The country studies presented in this report show a range of opportunities for SD-PAMs. In the case of Brazil’s biofuels program, the potential is not so much to expand ethanol use in Brazil itself as to find ways to expand the approach to other countries. In China, more efficient vehicles and integrated transport solutions are already a target of government policy, but an SD-PAMs approach has potential to help the uptake of these be faster and deeper. India has already made rural electrification a policy priority, but has seen renewable energy as a relatively minor component within that policy; SD-PAMs can be used to set the conditions for a shift towards making renewables the core of a rural electrification strategy.
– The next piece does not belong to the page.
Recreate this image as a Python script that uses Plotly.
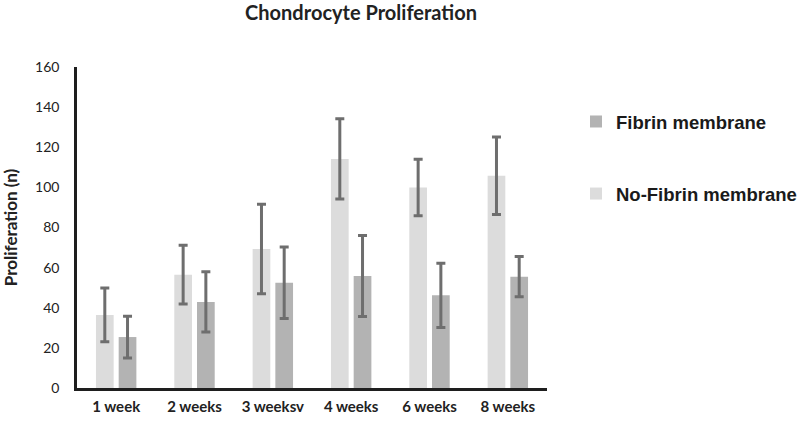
import plotly.graph_objects as go

categories = ["1 week", "2 weeks", "3 weeksv", "4 weeks", "6 weeks", "8 weeks"]
no_fibrin = [36.4, 56.5, 69.3, 114.2, 99.9, 105.8]
no_fibrin_err = [13.4, 14.6, 22.3, 20.0, 14.1, 19.3]
fibrin = [25.4, 42.9, 52.5, 55.8, 46.2, 55.5]
fibrin_err = [10.4, 15.0, 17.8, 20.2, 16.0, 10.0]
y_ticks = [0, 20, 40, 60, 80, 100, 120, 140, 160]

LIGHT = "#dcdcdc"
DARK = "#b3b3b3"
ERR = "#6e6e6e"
AXIS = "#1e1e1e"
FONT = "Lato, 'Open Sans', sans-serif"

fig = go.Figure()
fig.add_trace(go.Bar(
    x=categories, y=no_fibrin, name="<b>No-Fibrin membrane</b>",
    marker=dict(color=LIGHT, line=dict(width=0)),
    width=0.226, offset=-0.258,
    error_y=dict(type="data", array=no_fibrin_err, color=ERR, thickness=3, width=4.5),
    legendrank=2, legendgroup="b",
))
fig.add_trace(go.Bar(
    x=categories, y=fibrin, name="<b>Fibrin membrane</b>",
    marker=dict(color=DARK, line=dict(width=0)),
    width=0.226, offset=0.032,
    error_y=dict(type="data", array=fibrin_err, color=ERR, thickness=3, width=4.5),
    legendrank=1, legendgroup="a",
))

fig.update_layout(
    width=797, height=422,
    margin=dict(l=77, r=250, t=67, b=34),
    paper_bgcolor="white", plot_bgcolor="white",
    barmode="overlay",
    title=dict(text="<b>Chondrocyte Proliferation</b>", x=0.453, xref="container",
               xanchor="center",
               y=0.969, yref="container", yanchor="middle",
               font=dict(family=FONT, size=20, color="#222")),
    font=dict(family=FONT, color="#222"),
    showlegend=True,
    legend=dict(x=0.7227, xref="container", xanchor="left",
                y=0.756, yref="container", yanchor="top",
                font=dict(family="'Liberation Sans', Arial, sans-serif", size=18.5, color="#1a1a1a"),
                tracegroupgap=45, traceorder="grouped",
                bgcolor="rgba(0,0,0,0)", itemclick=False),
    xaxis=dict(
        type="category", range=[-0.5, 5.5], automargin=False,
        showline=True, linecolor=AXIS, linewidth=2.5,
        showgrid=False, zeroline=False, ticks="",
        ticklabelstandoff=3,
        tickfont=dict(family=FONT, size=15, color="#222"),
        fixedrange=True,
    ),
    yaxis=dict(
        range=[0, 160], tickvals=y_ticks, automargin=False,
        showline=True, linecolor=AXIS, linewidth=2.5,
        showgrid=False, zeroline=False, ticks="",
        ticklabelstandoff=12,
        tickfont=dict(family=FONT, size=14, color="#222"),
        title=dict(text="<b>Proliferation (n)</b>", standoff=16,
                   font=dict(family=FONT, size=17, color="#222")),
        fixedrange=True,
    ),
)
fig.update_xaxes(tickprefix="<b>", ticksuffix="</b>")
fig.update_yaxes(tickprefix="<b>", ticksuffix="</b>")

fig.write_html("out.html", config={"displayModeBar": False},
               post_script="document.body.style.margin='0';")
The chief advantage of SD-PAMs is that they align the interests of climate protection with those of policy goals that have a higher priority for developing country policy makers. The emphasis must be on how to improve the delivery of development goals at the same time as reducing emissions. This leveraging of existing policy priorities means both that the appropriate level of domestic incentive will exist to implement the necessary laws and policies, and that larger financial flows can be influenced, rather than depending on more limited funds dedicated to climate policy. The overwhelming importance of domestic and private capital in energy investment in major developing countries means that leveraging existing financial flows is far more significant than creating new funds specifically aimed at climate protection.

The process of establishing SD-PAMs promises to be more varied than many existing proposals for future climate policy. In some cases the approach may be a simple pledge and review; in others an agreement of comparable commitments in specific sectors; in yet others negotiation of mutual commitments between countries. This may seem messy, but in fact most international agreements with aims of a similar level of ambition to those of climate policy have proceeded a similar fashion.

More work needs to be done. Analysis is needed of sectors such as water, agriculture, forestry and non-electricity energy efficiency. The interaction between SD-PAMs and market mechanisms such as the CDM, how SD-PAMs might be financed, and how mutual commitments could work, are all important areas of further enquiry.

The world needs a climate agreement beyond 2012 that will meet the needs of all the world’s countries, rich and poor; it also needs to accelerate the rise of its poorest inhabitants out of poverty. SD-PAMs offers some hope that these two crucial aims can be met.